More on the catching competition

VIERA, Fla. - Earlier today, I wrote about Wilson Ramos working his way back into the conversation about who should be the Nationals’ starting catcher on opening day.

Until recently, it hadn’t actually been much of a conversation. The job was Kurt Suzuki’s, both because of the way Suzuki performed down the stretch last season and also because Ramos wasn’t expected to be ready to handle a starting workload on April 1, less than 11 months after he tore the ACL and meniscus in his right knee.

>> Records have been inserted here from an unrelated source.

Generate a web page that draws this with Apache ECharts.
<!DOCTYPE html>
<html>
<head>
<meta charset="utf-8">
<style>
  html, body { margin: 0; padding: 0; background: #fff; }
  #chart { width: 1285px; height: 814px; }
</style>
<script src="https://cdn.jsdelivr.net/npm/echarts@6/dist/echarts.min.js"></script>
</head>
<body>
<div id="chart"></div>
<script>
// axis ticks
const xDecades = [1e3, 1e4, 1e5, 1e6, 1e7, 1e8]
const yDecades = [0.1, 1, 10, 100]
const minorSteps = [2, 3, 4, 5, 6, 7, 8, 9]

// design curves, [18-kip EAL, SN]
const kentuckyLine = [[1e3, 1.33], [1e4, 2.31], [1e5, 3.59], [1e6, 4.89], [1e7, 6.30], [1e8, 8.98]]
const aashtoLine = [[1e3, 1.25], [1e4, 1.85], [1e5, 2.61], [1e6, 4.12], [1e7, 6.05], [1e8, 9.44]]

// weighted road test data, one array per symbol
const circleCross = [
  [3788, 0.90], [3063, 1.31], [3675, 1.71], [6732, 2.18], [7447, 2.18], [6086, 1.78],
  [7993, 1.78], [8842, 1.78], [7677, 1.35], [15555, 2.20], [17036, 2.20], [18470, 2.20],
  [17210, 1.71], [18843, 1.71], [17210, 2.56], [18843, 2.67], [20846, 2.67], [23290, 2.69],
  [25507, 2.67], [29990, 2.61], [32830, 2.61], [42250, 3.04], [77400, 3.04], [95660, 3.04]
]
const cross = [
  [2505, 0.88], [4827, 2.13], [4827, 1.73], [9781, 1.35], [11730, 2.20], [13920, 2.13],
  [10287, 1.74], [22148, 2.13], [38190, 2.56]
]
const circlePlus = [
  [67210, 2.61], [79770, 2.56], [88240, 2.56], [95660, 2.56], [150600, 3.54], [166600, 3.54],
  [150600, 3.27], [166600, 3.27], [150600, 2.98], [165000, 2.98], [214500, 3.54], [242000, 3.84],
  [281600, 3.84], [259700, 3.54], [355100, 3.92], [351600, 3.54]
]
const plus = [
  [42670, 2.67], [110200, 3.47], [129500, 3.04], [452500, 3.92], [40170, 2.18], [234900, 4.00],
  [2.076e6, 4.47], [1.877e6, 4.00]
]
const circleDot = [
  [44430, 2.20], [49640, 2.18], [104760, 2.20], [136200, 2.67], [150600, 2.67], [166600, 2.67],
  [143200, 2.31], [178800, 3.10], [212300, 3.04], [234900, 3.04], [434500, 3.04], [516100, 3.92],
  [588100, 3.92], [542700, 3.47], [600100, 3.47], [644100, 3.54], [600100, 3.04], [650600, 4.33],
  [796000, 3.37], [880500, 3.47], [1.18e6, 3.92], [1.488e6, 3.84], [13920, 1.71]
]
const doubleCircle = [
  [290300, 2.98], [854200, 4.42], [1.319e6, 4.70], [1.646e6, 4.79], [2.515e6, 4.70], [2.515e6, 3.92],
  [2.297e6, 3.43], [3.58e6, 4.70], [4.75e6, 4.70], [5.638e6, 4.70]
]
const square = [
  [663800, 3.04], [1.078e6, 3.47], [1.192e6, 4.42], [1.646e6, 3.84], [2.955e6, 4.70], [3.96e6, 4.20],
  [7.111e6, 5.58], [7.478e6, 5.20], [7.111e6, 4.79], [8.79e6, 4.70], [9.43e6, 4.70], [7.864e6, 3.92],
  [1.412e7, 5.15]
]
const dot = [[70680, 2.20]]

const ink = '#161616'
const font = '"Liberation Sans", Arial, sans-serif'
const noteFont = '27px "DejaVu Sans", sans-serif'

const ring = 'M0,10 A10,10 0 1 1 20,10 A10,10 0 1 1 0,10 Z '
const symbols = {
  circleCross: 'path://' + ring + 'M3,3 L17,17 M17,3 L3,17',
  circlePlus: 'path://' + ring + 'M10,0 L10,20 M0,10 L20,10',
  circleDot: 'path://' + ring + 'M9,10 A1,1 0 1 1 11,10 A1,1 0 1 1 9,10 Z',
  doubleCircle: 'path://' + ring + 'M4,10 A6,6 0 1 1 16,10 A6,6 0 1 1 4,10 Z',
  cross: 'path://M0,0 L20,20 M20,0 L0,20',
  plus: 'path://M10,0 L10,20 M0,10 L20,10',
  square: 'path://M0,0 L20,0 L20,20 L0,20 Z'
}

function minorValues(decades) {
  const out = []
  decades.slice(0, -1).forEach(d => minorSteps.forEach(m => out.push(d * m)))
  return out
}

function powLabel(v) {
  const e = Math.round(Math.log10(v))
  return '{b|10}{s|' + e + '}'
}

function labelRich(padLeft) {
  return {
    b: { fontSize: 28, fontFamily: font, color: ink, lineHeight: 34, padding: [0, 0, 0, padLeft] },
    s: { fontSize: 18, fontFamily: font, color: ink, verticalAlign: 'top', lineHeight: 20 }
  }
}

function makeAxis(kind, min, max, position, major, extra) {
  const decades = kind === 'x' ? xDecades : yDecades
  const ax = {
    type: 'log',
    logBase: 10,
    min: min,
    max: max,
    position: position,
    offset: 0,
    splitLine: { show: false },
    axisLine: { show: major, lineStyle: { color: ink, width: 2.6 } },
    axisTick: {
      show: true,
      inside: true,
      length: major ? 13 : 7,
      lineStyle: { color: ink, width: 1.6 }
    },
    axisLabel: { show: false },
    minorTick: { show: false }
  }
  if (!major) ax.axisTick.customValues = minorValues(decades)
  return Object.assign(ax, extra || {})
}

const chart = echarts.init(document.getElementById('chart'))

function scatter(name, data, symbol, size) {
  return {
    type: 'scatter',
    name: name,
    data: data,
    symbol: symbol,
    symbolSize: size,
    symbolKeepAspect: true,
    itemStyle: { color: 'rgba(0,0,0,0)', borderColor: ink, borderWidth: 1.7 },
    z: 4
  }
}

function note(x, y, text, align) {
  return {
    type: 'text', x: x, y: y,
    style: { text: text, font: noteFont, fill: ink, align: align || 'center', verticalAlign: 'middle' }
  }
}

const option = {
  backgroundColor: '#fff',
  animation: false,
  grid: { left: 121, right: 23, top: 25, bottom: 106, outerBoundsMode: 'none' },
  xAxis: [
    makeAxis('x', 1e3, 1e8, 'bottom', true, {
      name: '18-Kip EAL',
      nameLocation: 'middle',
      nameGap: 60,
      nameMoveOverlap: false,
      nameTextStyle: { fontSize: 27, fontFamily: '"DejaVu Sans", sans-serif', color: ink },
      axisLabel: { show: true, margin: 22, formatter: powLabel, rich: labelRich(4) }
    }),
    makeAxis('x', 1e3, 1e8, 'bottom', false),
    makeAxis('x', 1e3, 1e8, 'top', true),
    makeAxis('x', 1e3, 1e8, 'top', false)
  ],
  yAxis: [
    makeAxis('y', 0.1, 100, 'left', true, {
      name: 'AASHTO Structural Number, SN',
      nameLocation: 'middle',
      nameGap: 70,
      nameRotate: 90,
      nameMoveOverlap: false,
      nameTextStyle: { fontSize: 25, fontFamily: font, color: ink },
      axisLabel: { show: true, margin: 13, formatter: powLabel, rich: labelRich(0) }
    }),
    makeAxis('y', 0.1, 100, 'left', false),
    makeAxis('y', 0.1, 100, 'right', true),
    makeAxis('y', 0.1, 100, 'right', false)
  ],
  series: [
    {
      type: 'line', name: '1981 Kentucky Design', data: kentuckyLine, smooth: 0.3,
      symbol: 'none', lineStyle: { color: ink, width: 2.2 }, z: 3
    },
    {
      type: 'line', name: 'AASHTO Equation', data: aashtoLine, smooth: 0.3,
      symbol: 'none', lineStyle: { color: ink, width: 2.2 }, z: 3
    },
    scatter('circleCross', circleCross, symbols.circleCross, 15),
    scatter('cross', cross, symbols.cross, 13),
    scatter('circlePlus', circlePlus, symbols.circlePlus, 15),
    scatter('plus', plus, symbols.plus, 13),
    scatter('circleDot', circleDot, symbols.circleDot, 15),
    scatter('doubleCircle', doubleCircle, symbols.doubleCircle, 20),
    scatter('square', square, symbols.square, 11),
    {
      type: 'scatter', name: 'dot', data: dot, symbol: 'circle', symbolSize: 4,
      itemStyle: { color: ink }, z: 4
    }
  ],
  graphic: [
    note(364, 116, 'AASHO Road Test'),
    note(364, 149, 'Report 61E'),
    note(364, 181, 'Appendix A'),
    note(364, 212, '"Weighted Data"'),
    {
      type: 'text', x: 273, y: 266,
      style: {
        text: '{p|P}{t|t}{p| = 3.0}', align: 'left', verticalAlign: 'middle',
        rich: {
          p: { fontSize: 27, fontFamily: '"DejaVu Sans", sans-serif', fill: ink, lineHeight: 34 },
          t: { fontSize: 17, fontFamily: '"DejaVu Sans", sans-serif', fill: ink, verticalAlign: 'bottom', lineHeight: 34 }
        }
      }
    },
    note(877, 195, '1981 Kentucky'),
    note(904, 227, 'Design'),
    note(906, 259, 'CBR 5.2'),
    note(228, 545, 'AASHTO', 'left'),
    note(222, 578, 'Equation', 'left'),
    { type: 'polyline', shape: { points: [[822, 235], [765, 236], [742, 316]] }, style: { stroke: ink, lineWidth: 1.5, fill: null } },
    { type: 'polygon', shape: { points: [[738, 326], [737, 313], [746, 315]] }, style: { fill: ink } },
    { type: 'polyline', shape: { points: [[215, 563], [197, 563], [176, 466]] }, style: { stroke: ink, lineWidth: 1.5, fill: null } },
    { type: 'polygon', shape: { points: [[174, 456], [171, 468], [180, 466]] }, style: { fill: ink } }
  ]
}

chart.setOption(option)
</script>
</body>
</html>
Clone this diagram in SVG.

Ramos has returned quicker than the Nationals had expected, however. He’s passed every test put in front of him so far, and today will catch back-to-back games for the first time this spring. Manager Davey Johnson keeps talking about how Ramos has done everything the other catchers in camp have done. He clearly isn’t babying Ramos, feeling that the 25-year-old is healthy enough to just be one of the guys.

So where does this leave things when it comes to the starting catching job?

Well, Johnson said this morning that he’s going to hold off on making a call on who will start behind the plate on opening day until after the Nationals have held their exhibition game against the Yankees at Nats Park on March 29.

This, as Marlo from “The Wire” once said, “sounds like one of them good problems.

“I’m going to be very smart whichever way I go,” Johnson said with a laugh. “I’m not concerned about that at all. That’s the least of my worries. ...

“I admire both their skills. I think Suzuki brings a lot to the table and Wilson Ramos brings a lot to the table. He missed over half the year. I always consider that the most demanding position that you’ve got. It takes the biggest toll. They’ve both handled pitching staffs very well. I’m very comfortable with either one of them handling our pitching staff.”

Johnson said he might take things easy on Ramos when it comes to having him make road trips, but staying in Viera when the team is away has its benefits. Whichever catcher doesn’t make the trip that day - Ramos or Suzuki - will be allowed to head over to the minor league fields and take part in contests over there, which will enable them to get as many at-bats as they’d like.

Johnson also said that it will probably be another week or so before either Suzuki or Ramos catch a full nine innings. Suzuki has maxed out at six innings to this point, while Ramos has caught a maximum of five innings so far.